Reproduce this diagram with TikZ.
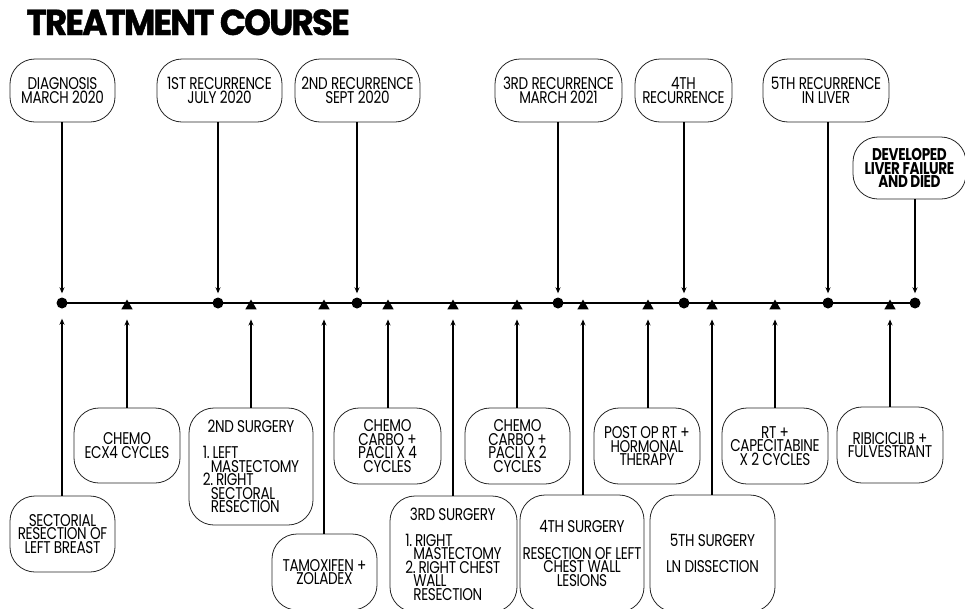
\documentclass[tikz,border=0pt]{standalone}
\usepackage{fontspec}
\usepackage{calc}
\setmainfont{Poppins}[FakeStretch=0.8,LetterSpace=-2]
\newfontfamily\titlefont{Poppins}[FakeStretch=0.95,LetterSpace=-5,FakeBold=1.2]
\usetikzlibrary{arrows.meta}
\usetikzlibrary{shapes.geometric}

\tikzset{
    pill/.style={rectangle, draw=black!85, line width=0.8pt, rounded corners=25pt, align=center, inner sep=0pt, font=\fontsize{17}{13.5}\selectfont},
    listpill/.style={pill, align=left},
    evdot/.style={circle, fill=black, inner sep=0pt, minimum size=11pt},
    trmark/.style={regular polygon, regular polygon sides=3, fill=black, inner sep=0pt, minimum size=13pt},
    down/.style={-{Stealth[length=6pt,width=5pt]}, line width=1.1pt, shorten >=4pt},
    up/.style={-{Stealth[length=6pt,width=5pt]}, line width=1.1pt, shorten >=10pt}
}
\newcommand{\indentline}{\hspace*{8pt}}

\begin{document}
\begin{tikzpicture}[x=1pt, y=-1pt]
    \useasboundingbox (0,0) rectangle (965,608);

    \node [anchor=base west, font=\titlefont\bfseries\fontsize{36}{36}\selectfont] (title) at (23,35) {TREATMENT COURSE};

    % timeline
    \draw [line width=1.5pt] (62,303) -- (915,303);
    \foreach \x [count=\i] in {62,218,357,558,684,828,915}
        \node [evdot] (ev\i) at (\x,303) {};
    \foreach \x [count=\i] in {127,251,324,388,453,517,583,648,712,775,890}
        \node [trmark] (tr\i) at (\x,306) {};

    % events above
    \node [pill, minimum width=105pt, minimum height=63pt] (diag) at (62.5,90.5) {DIAGNOSIS\\MARCH 2020};
    \node [pill, minimum width=125pt, minimum height=63pt] (rec1) at (219.5,90.5) {1ST RECURRENCE\\JULY 2020};
    \node [pill, minimum width=125pt, minimum height=63pt] (rec2) at (357.5,90.5) {2ND RECURRENCE\\SEPT 2020};
    \node [pill, minimum width=127pt, minimum height=63pt] (rec3) at (558.5,90.5) {3RD RECURRENCE\\MARCH 2021};
    \node [pill, minimum width=97pt, minimum height=63pt] (rec4) at (683.5,90.5) {4TH\\RECURRENCE};
    \node [pill, minimum width=126pt, minimum height=63pt] (rec5) at (826,90.5) {5TH RECURRENCE\\IN LIVER};
    \node [pill, minimum width=113pt, minimum height=62pt, font=\bfseries\fontsize{17}{13.5}\selectfont] (died) at (909.5,168) {DEVELOPED\\LIVER FAILURE\\AND DIED};

    % treatments below
    \node [pill, minimum width=105pt, minimum height=76pt] (sectres) at (62.5,534) {SECTORIAL\\RESECTION OF\\LEFT BREAST};
    \node [pill, minimum width=106pt, minimum height=75pt] (chemoa) at (127,445.5) {CHEMO\\ECX4 CYCLES};
    \node [listpill, minimum width=124pt, minimum height=117pt] (surgb) at (251,466.5)
        {\makebox[\widthof{\indentline MASTECTOMY}]{2ND SURGERY}\\[12.5pt]1.\,LEFT\\\indentline MASTECTOMY\\2.\,RIGHT\\\indentline SECTORAL\\\indentline RESECTION};
    \node [pill, minimum width=105pt, minimum height=76pt] (tamox) at (324.5,572) {TAMOXIFEN +\\ZOLADEX};
    \node [pill, minimum width=107pt, minimum height=76pt] (chemob) at (387.5,446) {CHEMO\\CARBO +\\PACLI X 4\\CYCLES};
    \node [listpill, minimum width=127pt, minimum height=116pt] (surgc) at (453.5,554)
        {\makebox[\widthof{2.\,RIGHT CHEST}]{3RD SURGERY}\\[12.5pt]1.\,RIGHT\\\indentline MASTECTOMY\\2.\,RIGHT CHEST\\\indentline WALL\\\indentline RESECTION};
    \node [pill, minimum width=105pt, minimum height=76pt] (chemoc) at (517.5,446) {CHEMO\\CARBO +\\PACLI X 2\\CYCLES};
    \node [pill, minimum width=124pt, minimum height=117pt] (surgd) at (582,553.5) {4TH SURGERY\\[13pt]RESECTION OF LEFT\\CHEST WALL\\LESIONS};
    \node [pill, minimum width=106pt, minimum height=76pt] (postrt) at (647,446) {POST OP RT +\\HORMONAL\\THERAPY};
    \node [pill, minimum width=125pt, minimum height=117pt] (surge) at (712.5,553.5) {5TH SURGERY\\[13pt]LN DISSECTION};
    \node [pill, minimum width=106pt, minimum height=76pt] (rtcape) at (775,446) {RT +\\CAPECITABINE\\X 2 CYCLES};
    \node [pill, minimum width=106pt, minimum height=76pt] (ribi) at (890,445) {RIBICICLIB +\\FULVESTRANT};

    % connectors
    \foreach \b/\m in {diag/ev1, rec1/ev2, rec2/ev3, rec3/ev4, rec4/ev5, rec5/ev6, died/ev7}
        \draw [down] (\b.south -| \m) -- (\m.north);
    \foreach \b/\m in {sectres/ev1, chemoa/tr1, surgb/tr2, tamox/tr3, chemob/tr4, surgc/tr5, chemoc/tr6, surgd/tr7, postrt/tr8, surge/tr9, rtcape/tr10, ribi/tr11}
        \draw [up] (\b.north -| \m) -- (\m.south);
\end{tikzpicture}
\end{document}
****
Do this: Every line above should be returned exactly; the pictures stay out.

Worked solution:
Reproduce this diagram with TikZ.
\documentclass[tikz,border=0pt]{standalone}
\usepackage{fontspec}
\usepackage{calc}
\setmainfont{Poppins}[FakeStretch=0.8,LetterSpace=-2]
\newfontfamily\titlefont{Poppins}[FakeStretch=0.95,LetterSpace=-5,FakeBold=1.2]
\usetikzlibrary{arrows.meta}
\usetikzlibrary{shapes.geometric}

\tikzset{
    pill/.style={rectangle, draw=black!85, line width=0.8pt, rounded corners=25pt, align=center, inner sep=0pt, font=\fontsize{17}{13.5}\selectfont},
    listpill/.style={pill, align=left},
    evdot/.style={circle, fill=black, inner sep=0pt, minimum size=11pt},
    trmark/.style={regular polygon, regular polygon sides=3, fill=black, inner sep=0pt, minimum size=13pt},
    down/.style={-{Stealth[length=6pt,width=5pt]}, line width=1.1pt, shorten >=4pt},
    up/.style={-{Stealth[length=6pt,width=5pt]}, line width=1.1pt, shorten >=10pt}
}
\newcommand{\indentline}{\hspace*{8pt}}

\begin{document}
\begin{tikzpicture}[x=1pt, y=-1pt]
    \useasboundingbox (0,0) rectangle (965,608);

    \node [anchor=base west, font=\titlefont\bfseries\fontsize{36}{36}\selectfont] (title) at (23,35) {TREATMENT COURSE};

    % timeline
    \draw [line width=1.5pt] (62,303) -- (915,303);
    \foreach \x [count=\i] in {62,218,357,558,684,828,915}
        \node [evdot] (ev\i) at (\x,303) {};
    \foreach \x [count=\i] in {127,251,324,388,453,517,583,648,712,775,890}
        \node [trmark] (tr\i) at (\x,306) {};

    % events above
    \node [pill, minimum width=105pt, minimum height=63pt] (diag) at (62.5,90.5) {DIAGNOSIS\\MARCH 2020};
    \node [pill, minimum width=125pt, minimum height=63pt] (rec1) at (219.5,90.5) {1ST RECURRENCE\\JULY 2020};
    \node [pill, minimum width=125pt, minimum height=63pt] (rec2) at (357.5,90.5) {2ND RECURRENCE\\SEPT 2020};
    \node [pill, minimum width=127pt, minimum height=63pt] (rec3) at (558.5,90.5) {3RD RECURRENCE\\MARCH 2021};
    \node [pill, minimum width=97pt, minimum height=63pt] (rec4) at (683.5,90.5) {4TH\\RECURRENCE};
    \node [pill, minimum width=126pt, minimum height=63pt] (rec5) at (826,90.5) {5TH RECURRENCE\\IN LIVER};
    \node [pill, minimum width=113pt, minimum height=62pt, font=\bfseries\fontsize{17}{13.5}\selectfont] (died) at (909.5,168) {DEVELOPED\\LIVER FAILURE\\AND DIED};

    % treatments below
    \node [pill, minimum width=105pt, minimum height=76pt] (sectres) at (62.5,534) {SECTORIAL\\RESECTION OF\\LEFT BREAST};
    \node [pill, minimum width=106pt, minimum height=75pt] (chemoa) at (127,445.5) {CHEMO\\ECX4 CYCLES};
    \node [listpill, minimum width=124pt, minimum height=117pt] (surgb) at (251,466.5)
        {\makebox[\widthof{\indentline MASTECTOMY}]{2ND SURGERY}\\[12.5pt]1.\,LEFT\\\indentline MASTECTOMY\\2.\,RIGHT\\\indentline SECTORAL\\\indentline RESECTION};
    \node [pill, minimum width=105pt, minimum height=76pt] (tamox) at (324.5,572) {TAMOXIFEN +\\ZOLADEX};
    \node [pill, minimum width=107pt, minimum height=76pt] (chemob) at (387.5,446) {CHEMO\\CARBO +\\PACLI X 4\\CYCLES};
    \node [listpill, minimum width=127pt, minimum height=116pt] (surgc) at (453.5,554)
        {\makebox[\widthof{2.\,RIGHT CHEST}]{3RD SURGERY}\\[12.5pt]1.\,RIGHT\\\indentline MASTECTOMY\\2.\,RIGHT CHEST\\\indentline WALL\\\indentline RESECTION};
    \node [pill, minimum width=105pt, minimum height=76pt] (chemoc) at (517.5,446) {CHEMO\\CARBO +\\PACLI X 2\\CYCLES};
    \node [pill, minimum width=124pt, minimum height=117pt] (surgd) at (582,553.5) {4TH SURGERY\\[13pt]RESECTION OF LEFT\\CHEST WALL\\LESIONS};
    \node [pill, minimum width=106pt, minimum height=76pt] (postrt) at (647,446) {POST OP RT +\\HORMONAL\\THERAPY};
    \node [pill, minimum width=125pt, minimum height=117pt] (surge) at (712.5,553.5) {5TH SURGERY\\[13pt]LN DISSECTION};
    \node [pill, minimum width=106pt, minimum height=76pt] (rtcape) at (775,446) {RT +\\CAPECITABINE\\X 2 CYCLES};
    \node [pill, minimum width=106pt, minimum height=76pt] (ribi) at (890,445) {RIBICICLIB +\\FULVESTRANT};

    % connectors
    \foreach \b/\m in {diag/ev1, rec1/ev2, rec2/ev3, rec3/ev4, rec4/ev5, rec5/ev6, died/ev7}
        \draw [down] (\b.south -| \m) -- (\m.north);
    \foreach \b/\m in {sectres/ev1, chemoa/tr1, surgb/tr2, tamox/tr3, chemob/tr4, surgc/tr5, chemoc/tr6, surgd/tr7, postrt/tr8, surge/tr9, rtcape/tr10, ribi/tr11}
        \draw [up] (\b.north -| \m) -- (\m.south);
\end{tikzpicture}
\end{document}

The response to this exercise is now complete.